When you file bankruptcy, you usually want to get rid of your debts -- in bankruptcy parlance, to discharge them.
In a fairly recent case, the United States Supreme Court considered whether a creditor could succeed in having the debt owed to it ruled not discharged if the person who owed the debt lied to incur it. The summary by the Supreme Court says:
Respondent R. Scott Appling fell behind on his bills owed to petitioner law firm Lamar, Archer & Cofrin, LLP, which threatened to withdraw representation and place a lien on its work product if Appling did not pay. Appling told Lamar that he could cover owed and future legal expenses with an expected tax refund, so Lamar agreed to continue representation. However, Appling used the refund, which was for much less than he had stated, for business expenses. When he met with Lamar again, he told the firm he was still waiting on the refund, so Lamar agreed to complete pending litigation. Appling never paid the final invoice, so Lamar sued him and obtained a judgment. ....

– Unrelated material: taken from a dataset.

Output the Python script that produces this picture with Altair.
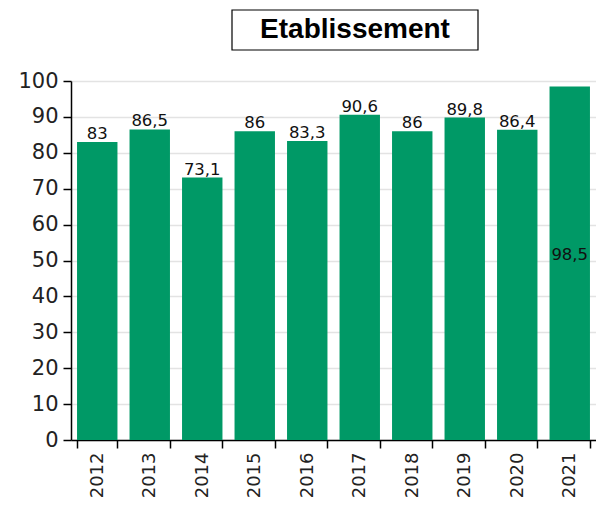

Because Appling's statements were not in writing, the court held, [the Bankruptcy Code] § 523(a)(2)(B) did not bar him from discharging his debt to Lamar.

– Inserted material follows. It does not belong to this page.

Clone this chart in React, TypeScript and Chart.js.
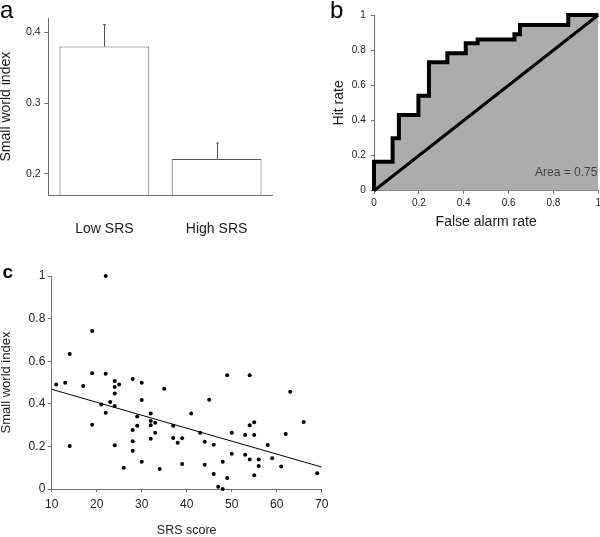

Frankly, it is never good to lie to your creditors. Doing so may convert a debt that you could discharge into a debt you cannot discharge, under the theory that you tried to hinder, delay, or defraud your creditor. That sort of objection arises under a different section of the Bankruptcy Code ( § 727).
But with regard to a particular debt, if you lie in writing about the debt the creditor could use that writing to have your debt not wiped out.
MORAL: Either don't say anything, or tell the truth!